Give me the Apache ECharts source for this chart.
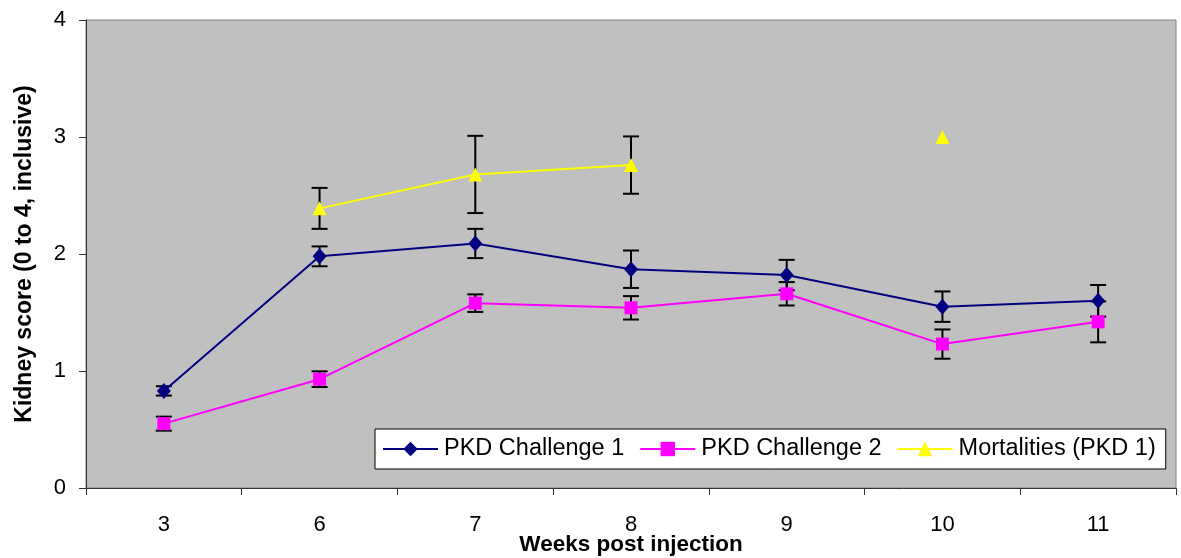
<!DOCTYPE html>
<html><head><meta charset="utf-8">
<script src="https://cdn.jsdelivr.net/npm/echarts@6/dist/echarts.min.js"></script>
<style>html,body{margin:0;padding:0;background:#fff}#c{width:1181px;height:558px}</style>
</head><body><div id="c"></div>
<script>
const weeks = ['3','6','7','8','9','10','11'];
const pkd1 = [0.83, 1.98, 2.09, 1.87, 1.82, 1.55, 1.60];
const pkd1Err = [0.04, 0.085, 0.125, 0.16, 0.13, 0.13, 0.135];
const pkd2 = [0.55, 0.93, 1.58, 1.54, 1.66, 1.23, 1.42];
const pkd2Err = [0.06, 0.067, 0.075, 0.10, 0.10, 0.125, 0.175];
const mort = [null, 2.39, 2.68, 2.76, null, 3.0, null];
const mortErr = [null, 0.175, 0.33, 0.245, null, null, null];
const yTicks = [0, 1, 2, 3, 4];

function errData(vals, errs) {
  const out = [];
  vals.forEach((v, i) => { if (v != null && errs[i] != null) out.push([i, v - errs[i], v + errs[i]]); });
  return out;
}
function errSeries(vals, errs) {
  return {
    type: 'custom', silent: true, z: 1,
    data: errData(vals, errs),
    encode: { x: 0, y: [1, 2] },
    renderItem: function (params, api) {
      const x = api.coord([api.value(0), api.value(1)])[0];
      const lo = api.coord([api.value(0), api.value(1)])[1];
      const hi = api.coord([api.value(0), api.value(2)])[1];
      const hw = 8;
      const st = { stroke: '#000', lineWidth: 2 };
      return { type: 'group', children: [
        { type: 'line', shape: { x1: x, y1: lo, x2: x, y2: hi }, style: st },
        { type: 'line', shape: { x1: x - hw, y1: lo, x2: x + hw, y2: lo }, style: st },
        { type: 'line', shape: { x1: x - hw, y1: hi, x2: x + hw, y2: hi }, style: st }
      ]};
    }
  };
}

const chart = echarts.init(document.getElementById('c'));
const font = 'Liberation Sans, Arial, sans-serif';
chart.setOption({
  animation: false,
  textStyle: { fontFamily: font },
  grid: { left: 86, right: 5, top: 20, bottom: 70, containLabel: false, outerBoundsMode: 'none',
    show: true, backgroundColor: '#c0c0c0', borderColor: '#808080', borderWidth: 1 },
  legend: {
    data: ['PKD Challenge 1', 'PKD Challenge 2', 'Mortalities (PKD 1)'],
    left: 375, top: 429,
    backgroundColor: '#fff', borderColor: '#000', borderWidth: 1,
    padding: [8, 10, 8, 7], itemGap: 15, itemWidth: 55, itemHeight: 18,
    textStyle: { fontSize: 23.5, color: '#000', fontFamily: font, padding: [0, 0, 0, 1] }
  },
  xAxis: {
    type: 'category', data: weeks, boundaryGap: true,
    name: 'Weeks post injection', nameLocation: 'middle', nameGap: 45, nameMoveOverlap: false,
    nameTextStyle: { fontSize: 22.5, fontWeight: 'bold', color: '#000', fontFamily: font },
    axisLine: { lineStyle: { color: '#333', width: 1 } },
    axisTick: { show: true, length: 7, alignWithLabel: false, lineStyle: { color: '#333' } },
    axisLabel: { fontSize: 22, color: '#000', margin: 26, fontFamily: font },
    splitLine: { show: false }
  },
  yAxis: {
    type: 'value', min: yTicks[0], max: yTicks[yTicks.length - 1], interval: 1,
    name: 'Kidney score (0 to 4, inclusive)', nameLocation: 'middle', nameGap: 50, nameRotate: 90, nameMoveOverlap: false,
    nameTextStyle: { fontSize: 23, fontWeight: 'bold', color: '#000', fontFamily: font },
    axisLine: { show: true, lineStyle: { color: '#333' } },
    axisTick: { show: true, length: 7, lineStyle: { color: '#333' } },
    axisLabel: { fontSize: 22, color: '#000', margin: 20, fontFamily: font },
    splitLine: { show: false }
  },
  series: [
    errSeries(pkd1, pkd1Err),
    errSeries(pkd2, pkd2Err),
    errSeries(mort, mortErr),
    { name: 'PKD Challenge 1', type: 'line', data: pkd1, symbol: 'diamond', symbolSize: [14, 16], z: 3,
      lineStyle: { color: '#000080', width: 2 }, itemStyle: { color: '#000080' } },
    { name: 'PKD Challenge 2', type: 'line', data: pkd2, symbol: 'rect', symbolSize: 13, z: 3,
      lineStyle: { color: '#ff00ff', width: 2 }, itemStyle: { color: '#ff00ff' } },
    { name: 'Mortalities (PKD 1)', type: 'line', data: mort, symbol: 'triangle', symbolSize: 14, z: 3, connectNulls: false,
      lineStyle: { color: '#ffff00', width: 2 }, itemStyle: { color: '#ffff00' } }
  ]
});
</script></body></html>
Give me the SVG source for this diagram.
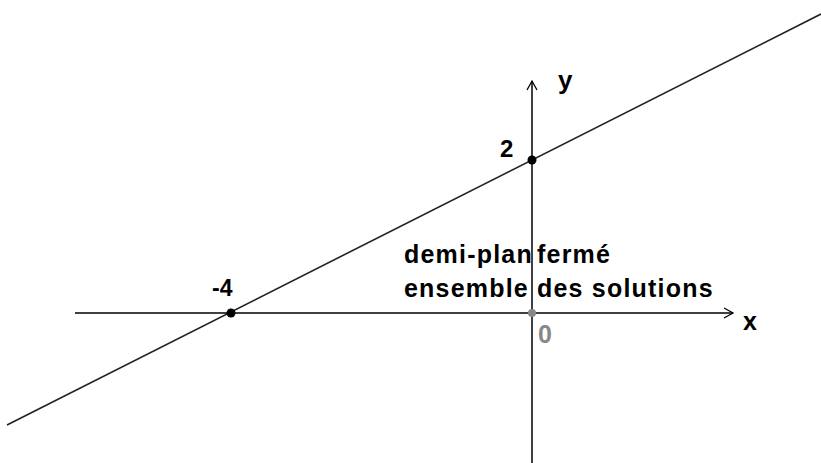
<svg xmlns="http://www.w3.org/2000/svg" width="821" height="463" viewBox="0 0 821 463">
<style>
.axis{stroke:#000;stroke-width:1.5;fill:none}
.line{stroke:#222;stroke-width:1.6;fill:none}
.arr{stroke:#000;stroke-width:1.3;fill:none}
.lbl{font-family:"Liberation Sans",Arial,sans-serif;font-weight:bold;fill:#000}
.txt{font-family:"Liberation Sans",Arial,sans-serif;font-weight:bold;font-size:25px;letter-spacing:1.2px;fill:#000}
</style>
<rect width="821" height="463" fill="#fff"/>
<g id="connectors">
<line class="axis" x1="75" y1="313" x2="733" y2="313"/>
<polyline class="arr" points="724,308 733,313 724,318"/>
<line class="axis" x1="532" y1="463" x2="532" y2="81"/>
<polyline class="arr" points="527,90 532,81 537,90"/>
<line class="line" x1="7" y1="425" x2="821" y2="14"/>
</g>
<g id="point-minus4"><circle cx="231" cy="313" r="4.5" fill="#000"/><text class="lbl" x="212" y="296" font-size="23">-4</text></g>
<g id="point-2"><circle cx="532" cy="160" r="4.5" fill="#000"/><text class="lbl" x="500" y="157" font-size="24">2</text></g>
<g id="origin"><circle cx="532" cy="313" r="4" fill="#888"/><text x="538" y="343" font-family="Liberation Sans,Arial,sans-serif" font-weight="bold" font-size="25" fill="#888">0</text></g>
<g id="label-y"><text class="lbl" x="558" y="89" font-size="26">y</text></g>
<g id="label-x"><text class="lbl" x="743" y="330" font-size="25">x</text></g>
<g id="region-label">
<text class="txt" y="263"><tspan x="404">demi-plan</tspan><tspan x="537">fermé</tspan></text>
<text class="txt" y="297"><tspan x="404">ensemble</tspan><tspan x="537">des solutions</tspan></text>
</g>
</svg>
....
> [AIM OF THE EXERCISE]
Write the lines from the line containing "Give me the SVG source for this diagram." through the last line of the data out again exactly, and only those lines; pictures stay out.

> [EXERCISE RESPONSE]
Give me the SVG source for this diagram.
<svg xmlns="http://www.w3.org/2000/svg" width="821" height="463" viewBox="0 0 821 463">
<style>
.axis{stroke:#000;stroke-width:1.5;fill:none}
.line{stroke:#222;stroke-width:1.6;fill:none}
.arr{stroke:#000;stroke-width:1.3;fill:none}
.lbl{font-family:"Liberation Sans",Arial,sans-serif;font-weight:bold;fill:#000}
.txt{font-family:"Liberation Sans",Arial,sans-serif;font-weight:bold;font-size:25px;letter-spacing:1.2px;fill:#000}
</style>
<rect width="821" height="463" fill="#fff"/>
<g id="connectors">
<line class="axis" x1="75" y1="313" x2="733" y2="313"/>
<polyline class="arr" points="724,308 733,313 724,318"/>
<line class="axis" x1="532" y1="463" x2="532" y2="81"/>
<polyline class="arr" points="527,90 532,81 537,90"/>
<line class="line" x1="7" y1="425" x2="821" y2="14"/>
</g>
<g id="point-minus4"><circle cx="231" cy="313" r="4.5" fill="#000"/><text class="lbl" x="212" y="296" font-size="23">-4</text></g>
<g id="point-2"><circle cx="532" cy="160" r="4.5" fill="#000"/><text class="lbl" x="500" y="157" font-size="24">2</text></g>
<g id="origin"><circle cx="532" cy="313" r="4" fill="#888"/><text x="538" y="343" font-family="Liberation Sans,Arial,sans-serif" font-weight="bold" font-size="25" fill="#888">0</text></g>
<g id="label-y"><text class="lbl" x="558" y="89" font-size="26">y</text></g>
<g id="label-x"><text class="lbl" x="743" y="330" font-size="25">x</text></g>
<g id="region-label">
<text class="txt" y="263"><tspan x="404">demi-plan</tspan><tspan x="537">fermé</tspan></text>
<text class="txt" y="297"><tspan x="404">ensemble</tspan><tspan x="537">des solutions</tspan></text>
</g>
</svg>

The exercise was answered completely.